Dys post=18.73799.811984 said:
I would call foul when video games are compared to TV, because video games are
1.) Heavily censored, with no possible adult rating (I'm australian)
2.) Thought provoking, even the most basic of fighters requires you to plan out and think about your next move, learn combos etc
3.) because video games are user controlled and take a lot more effort to play (compared to watching tv) and always involved fictional characters it remains a lot more detached than tv, Reality videogames wouldn't work. Video games, while they are able to have a villanous protagonist, still fail to have the influence of tv. More people emulate Paris Hilton than Nikko Belic, and its no coincidence, the very nature of niko makes him hard to impersonate, children are not encouraged to play his games (in fact young girls have little interest, so 50% are disenterested straight off generally), compared to the B list celebrities and reality heroes who are celebrated among kids.
Just all round is an unfair comparison imo.
I'm not an anti-game sort of person, but I really have to take issue with this.

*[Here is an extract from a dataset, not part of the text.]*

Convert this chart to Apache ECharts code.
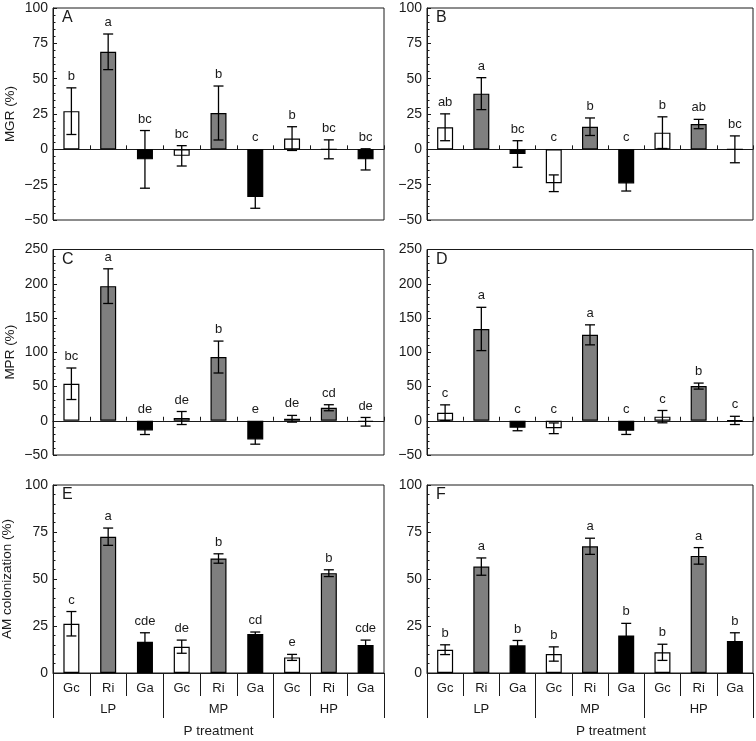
<!DOCTYPE html>
<html><head><meta charset="utf-8">
<script src="https://cdn.jsdelivr.net/npm/echarts@6/dist/echarts.min.js"></script>
<style>html,body{margin:0;padding:0;background:#fff}#c{width:756px;height:741px}</style>
</head><body><div id="c"></div>
<script>
// ---------- data ----------
const categories = ['Gc','Ri','Ga','Gc','Ri','Ga','Gc','Ri','Ga'];
const pLevels = ['LP','MP','HP'];
const fungi = ['Gc','Ri','Ga'];

const mgrA = [27, 69, -7.1, -4.6, 25.7, -33.7, 7.6, 0, -7.1];
const mgrAErr = [16.5, 12.6, 20.4, 7.2, 19.1, 8, 8.4, 6.7, 7.5];
const mgrALetters = ['b','a','bc','bc','b','c','b','bc','bc'];

const mgrB = [15.6, 39.4, -3.3, -24, 16, -24.1, 11.8, 17.9, 0];
const mgrBErr = [9.5, 11.3, 9.4, 5.9, 6.2, 5.4, 11.2, 3.3, 9.5];
const mgrBLetters = ['ab','a','bc','c','b','c','b','ab','bc'];

const mprC = [54, 196.5, -14.1, 4, 93, -27.2, 2.9, 19, -1.5];
const mprCErr = [23, 25.3, 6, 9.5, 23.3, 7, 4.9, 4.4, 6.3];
const mprCLetters = ['bc','a','de','de','b','e','de','cd','de'];

const mprD = [11.7, 134, -10.2, -11, 125.4, -14.6, 6, 50.6, 0.5];
const mprDErr = [11.5, 31.6, 4.4, 7.8, 14.6, 5.4, 9, 4.4, 6];
const mprDLetters = ['c','a','c','c','a','c','c','b','c'];

const colE = [26.2, 72.5, 16.6, 14, 60.9, 20.7, 8.3, 53.1, 14.9];
const colEErr = [6.5, 4.6, 4.8, 3.5, 2.5, 1.1, 1.6, 1.8, 2.6];
const colELetters = ['c','a','cde','de','b','cd','e','b','cde'];

const colF = [12.4, 56.6, 14.7, 10.1, 67.4, 20, 11, 62.3, 17];
const colFErr = [2.6, 4.6, 2.6, 3.8, 4.3, 6.4, 4.3, 4.4, 4.4];
const colFLetters = ['b','a','b','b','a','b','b','a','b'];

const yTicksMGR = {min: -50, max: 100, interval: 25};
const yTicksMPR = {min: -50, max: 250, interval: 50};
const yTicksCol = {min: 0, max: 100, interval: 25};

// ---------- styling ----------
const FONT = 'Liberation Sans, Arial, Helvetica, sans-serif';
const INK = '#1a1a1a';
const fillByFungus = {Gc: '#ffffff', Ri: '#7f7f7f', Ga: '#000000'};

const panels = [
  {id:'A', vals: mgrA, errs: mgrAErr, letters: mgrALetters, y: yTicksMGR, name: 'MGR (%)', bottom: false,
   grid: {left: 53, top: 8, width: 331, height: 212}},
  {id:'B', vals: mgrB, errs: mgrBErr, letters: mgrBLetters, y: yTicksMGR, name: '', bottom: false,
   grid: {left: 427, top: 8, width: 326, height: 212}},
  {id:'C', vals: mprC, errs: mprCErr, letters: mprCLetters, y: yTicksMPR, name: 'MPR (%)', bottom: false,
   grid: {left: 53, top: 249.5, width: 331, height: 205.5}},
  {id:'D', vals: mprD, errs: mprDErr, letters: mprDLetters, y: yTicksMPR, name: '', bottom: false,
   grid: {left: 427, top: 249.5, width: 326, height: 205.5}},
  {id:'E', vals: colE, errs: colEErr, letters: colELetters, y: yTicksCol, name: 'AM colonization (%)', bottom: true,
   grid: {left: 53, top: 485, width: 331, height: 188}},
  {id:'F', vals: colF, errs: colFErr, letters: colFLetters, y: yTicksCol, name: '', bottom: true, shiftName: true,
   grid: {left: 427, top: 485, width: 326, height: 188}}
];

const grid = [], xAxis = [], yAxis = [], series = [], title = [];

function minusFmt(v){ return v < 0 ? '\u2212' + Math.abs(v) : String(v); }

function errRenderer(letters){
  return function(params, api){
    const i = api.value(0), v = api.value(1), e = api.value(2);
    const x = api.coord([i, v])[0];
    const yHi = api.coord([i, v + e])[1];
    const yLo = api.coord([i, v - e])[1];
    const yTop = api.coord([i, Math.max(v + e, 0)])[1];
    const cap = 5;
    const ls = {stroke: '#000', lineWidth: 1.3};
    return {type: 'group', children: [
      {type: 'line', shape: {x1: x, y1: yHi, x2: x, y2: yLo}, style: ls},
      {type: 'line', shape: {x1: x - cap, y1: yHi, x2: x + cap, y2: yHi}, style: ls},
      {type: 'line', shape: {x1: x - cap, y1: yLo, x2: x + cap, y2: yLo}, style: ls},
      {type: 'text', x: x, y: yTop - 5, style: {text: letters[params.dataIndex], align: 'center', verticalAlign: 'bottom',
        font: '13px ' + FONT, fill: INK}}
    ]};
  };
}

panels.forEach((p, gi) => {
  grid.push(Object.assign({show: true, borderColor: INK, borderWidth: 1, backgroundColor: 'transparent',
    containLabel: false, outerBoundsMode: 'none'}, p.grid));
  title.push({text: p.id, left: p.grid.left + 9, top: p.grid.top + 2, padding: 0,
    textStyle: {fontSize: 16, fontWeight: 'normal', color: INK, fontFamily: FONT}});

  const xi = xAxis.length;
  if (!p.bottom) {
    xAxis.push({type: 'category', gridIndex: gi, data: categories,
      axisLine: {show: true, onZero: true, lineStyle: {color: INK, width: 1}},
      axisTick: {show: true, inside: true, length: 4, interval: 0, lineStyle: {color: INK}},
      axisLabel: {show: false}, splitLine: {show: false}});
  } else {
    xAxis.push({type: 'category', gridIndex: gi, data: categories, position: 'bottom',
      axisLine: {show: true, onZero: false, lineStyle: {color: INK, width: 1}},
      axisTick: {show: true, inside: false, length: 23, interval: 0, lineStyle: {color: INK}},
      axisLabel: {show: true, margin: 9, interval: 0, fontSize: 13, color: INK, fontFamily: FONT},
      splitLine: {show: false}});
    xAxis.push({type: 'category', gridIndex: gi, data: pLevels, position: 'bottom',
      axisLine: {show: false, onZero: false},
      axisTick: {show: true, inside: false, length: 45, interval: 0, lineStyle: {color: INK}},
      axisLabel: {show: true, margin: 30, interval: 0, fontSize: 13, color: INK, fontFamily: FONT},
      splitLine: {show: false},
      name: 'P treatment', nameLocation: 'middle', nameGap: 51,
      nameTextStyle: {fontSize: 13.5, color: INK, fontFamily: FONT, padding: p.shiftName ? [0, 0, 0, 42] : 0}});
  }
  yAxis.push({type: 'value', gridIndex: gi, min: p.y.min, max: p.y.max, interval: p.y.interval,
    axisLine: {show: true, onZero: false, lineStyle: {color: INK, width: 1}},
    axisTick: {show: true, inside: true, length: 4, lineStyle: {color: INK}},
    minorTick: {show: true, splitNumber: 5, length: 2.5, lineStyle: {color: INK}},
    axisLabel: {show: true, margin: 5, fontSize: 14, color: INK, fontFamily: FONT, formatter: minusFmt},
    splitLine: {show: false},
    name: p.name, nameLocation: 'middle', nameGap: p.bottom ? 39 : 36, nameRotate: 90,
    nameTextStyle: {fontSize: 13.5, color: INK, fontFamily: FONT}});

  series.push({type: 'bar', xAxisIndex: xi, yAxisIndex: gi, barWidth: 16, silent: true,
    data: p.vals.map((v, i) => ({value: v, itemStyle: {color: fillByFungus[categories[i]]}})),
    itemStyle: {borderColor: '#000', borderWidth: 1.2}});
  series.push({type: 'custom', xAxisIndex: xi, yAxisIndex: gi, silent: true, clip: false,
    encode: {x: 0, y: 1},
    data: p.vals.map((v, i) => [i, v, p.errs[i]]),
    renderItem: errRenderer(p.letters), z: 5});
});

const chart = echarts.init(document.getElementById('c'), null, {renderer: 'canvas'});
chart.setOption({animation: false, backgroundColor: '#ffffff', textStyle: {fontFamily: FONT},
  title, grid, xAxis, yAxis, series});
</script></body></html>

1. Many video games are oriented around near-constant violence; the formula of most games is that you enter an area, kill everyone there, maybe watch a cutscene, and move on to the next area. Additionally, the violence in video games is much bloodier and more visceral while simultaneously less emphasized, emotional, and negative than it is on television.
2. While it could be argued in that fashion that video games are "thought provoking," you really can't argue that the majority of video games promote deep cultural or social thought.
3. Because the user controls at least one character on the screen, there is great encouragement for the player to identify with that character. In that way, any antisocial or unpalatable messages encouraged by the game are encouraged more than they are on television.
Obviously, playing video games isn't going to turn the average person into a killer, but gamers seem very willing to bury their heads in the sand and completely ignore the possibility that video games have any adverse psychological or social effects, and that seems like a very dangerous and ill-advised orientation to me. Like it or not, video games and television are comparable in many ways in psychological terms.